The memory usage limit is set at the host level; therefore, you can configure different usage limits on each compute host.

  1. Log on to the compute host on which you want to enforce a memory usage limit.
  2. If IBM Spectrum Symphony for Linux is installed in simplified Workload Execution Mode (WEM):
    1. Ensure that the compute host is started, and log on with root privileges (such as root).
    2. Clean up and create the host cgroup:
      egosh user logon -u Admin -x Admin
      symcgroup.sh -d
      symcgroup.sh
  3. Edit the local ego.conf file (Installation_top\kernel\conf\ego.conf on Windows, and $EGO_TOP/kernel/conf/ego.conf on Linux) to add the EGO_HOST_RESOURCE_USAGE_LIMIT parameter (see the ego.conf reference). Valid value is higher than 0 and lower than 1 and specifies the memory limit as a percentage of the host's total memory. In Windows, the memory limits are for virtual memory, and in Linux, they are for physical memory. For example:
    • Example for Windows:
      EGO_HOST_RESOURCE_USAGE_LIMIT=MEM[VIRTUAL_PERCENTAGE=0.8]

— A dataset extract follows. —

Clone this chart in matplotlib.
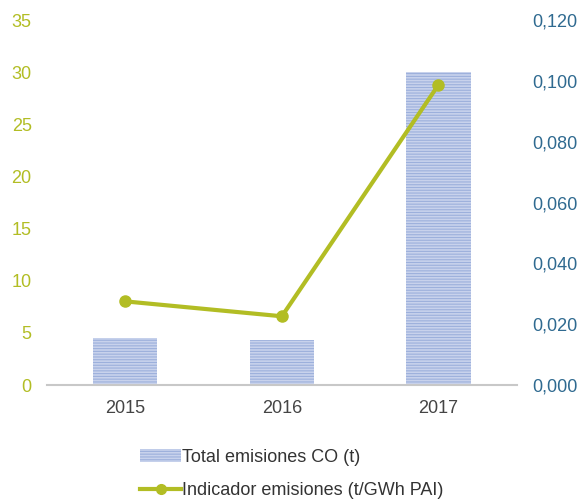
import numpy as np
import matplotlib.pyplot as plt
from matplotlib.lines import Line2D
from matplotlib.patches import Patch

plt.rcParams['font.family'] = ['Liberation Sans', 'DejaVu Sans']
plt.rcParams['hatch.linewidth'] = 0.8

years = ['2015', '2016', '2017']
total_co = [4.5, 4.3, 30.0]
indicador = [0.0275, 0.0226, 0.0987]

green = '#b2bd24'
blue = '#2f6a90'

fig = plt.figure(figsize=(5.8, 5.01), dpi=100)
ax = fig.add_axes([0.081, 0.2315, 0.81, 0.7285])
x = np.arange(len(years))

ax.bar(x, total_co, width=0.41, color='#c8d2ec', edgecolor='#9cb0dc',
       hatch='------', linewidth=0)
ax.set_xlim(-0.5, 2.5)
ax.set_ylim(0, 35)
ax.set_yticks(range(0, 36, 5))
ax.set_xticks(x, years)
ax.tick_params(axis='y', colors=green, labelsize=13, length=0, pad=11)
ax.tick_params(axis='x', colors='#444444', labelsize=13, length=0, pad=11)
for s in ['top', 'right', 'left']:
    ax.spines[s].set_visible(False)
ax.spines['bottom'].set_color('#c8c8c8')
ax.spines['bottom'].set_linewidth(1.5)

ax2 = ax.twinx()
ax2.plot(x, indicador, color=green, lw=3, marker='o', ms=8)
ax2.set_ylim(0, 0.12)
ax2.set_yticks(np.arange(0, 0.121, 0.02))
ax2.set_yticklabels([f'{v:.3f}'.replace('.', ',') for v in np.arange(0, 0.121, 0.02)])
ax2.tick_params(axis='y', colors=blue, labelsize=13, length=0, pad=11)
for s in ax2.spines.values():
    s.set_visible(False)

handles = [Patch(facecolor='#c8d2ec', edgecolor='#9cb0dc', hatch='------', linewidth=0),
           Line2D([], [], color=green, lw=3, marker='o', ms=7)]
labels = ['Total emisiones CO (t)', 'Indicador emisiones (t/GWh PAI)']
fig.legend(handles, labels, loc='upper left', bbox_to_anchor=(0.241, 0.104),
           frameon=False, fontsize=13, labelcolor='#333333', handlelength=2.3,
           handletextpad=0.05, labelspacing=0.9, borderaxespad=0,
           borderpad=0)

fig.savefig('out.png', dpi=100)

      When total virtual memory on this host is 8 GB, this configuration enforces that the maximum virtual memory usage of all processes created by PEM and its descendant processes does not exceed 80% of the host’s total virtual memory.

    • Example for Linux:
      EGO_HOST_RESOURCE_USAGE_LIMIT=MEM[PHYSICAL_PERCENTAGE=0.8]
      When total physical memory on this host is 8 GB, this configuration enforces that the maximum physical memory usage of all processes created by the sub-PEM and its descendant processes does not exceed 80% of the host’s total physical memory.
      Note: Linux cgroups require the memory limit value to be a multiple of the memory page size (4 KB for Linux x86_64 by default). So the memory limit value set by IBM Spectrum Symphony might be different from the value that takes effect in the cgroup. For example, when IBM Spectrum Symphony sets the host memory limit as 8193 (2*4K+1) bytes, cgroup will change the value to 8192 (2*4K) bytes automatically.
  4. Make the memory usage limit take effect on the compute host:
    1. Kill all processes.
    2. Starting the host:
      egosh ego start
  5. Check the pem.log.${hostname} log (within the Installation_top\kernel\log directory on Windows, and the $EGO_TOP/kernel/log directory on Linux). Look for the following message to confirm whether the memory usage limit was set up successfully:
    Memory usage limit (MEM) is configured for the EGO_HOST_RESOURCE_USAGE_LIMIT parameter.

    The log level on compute hosts, by default, is LOG_NOTICE. At this level, only failed operations are logged to the PEM log. For detailed information, set the log level to LOG_INFO or LOG_DEBUG (see the egosh debug pemon command in debug).

What to do next

  1. Submit application workload.
  2. Verify that the host-level memory usage limit you set is working, and note:
    • For Windows, if the sum of the memory usage of PEM's child processes reaches the memory usage limit, the system will not allocate memory. Monitored processes are not terminated.
    • For Linux, if the sum of the memory usage of the sub-PEM and its child processes reaches the memory usage limit, some monitored processes are terminated by the out-of-memory killer of the host-level cgroup. Check the /var/log/messages log to see which processes were terminated:
      grep -i 'killed process' /var/log/messages

      If a process is terminated, application error handling might place the compute host in the blocked host list (see Host blocking).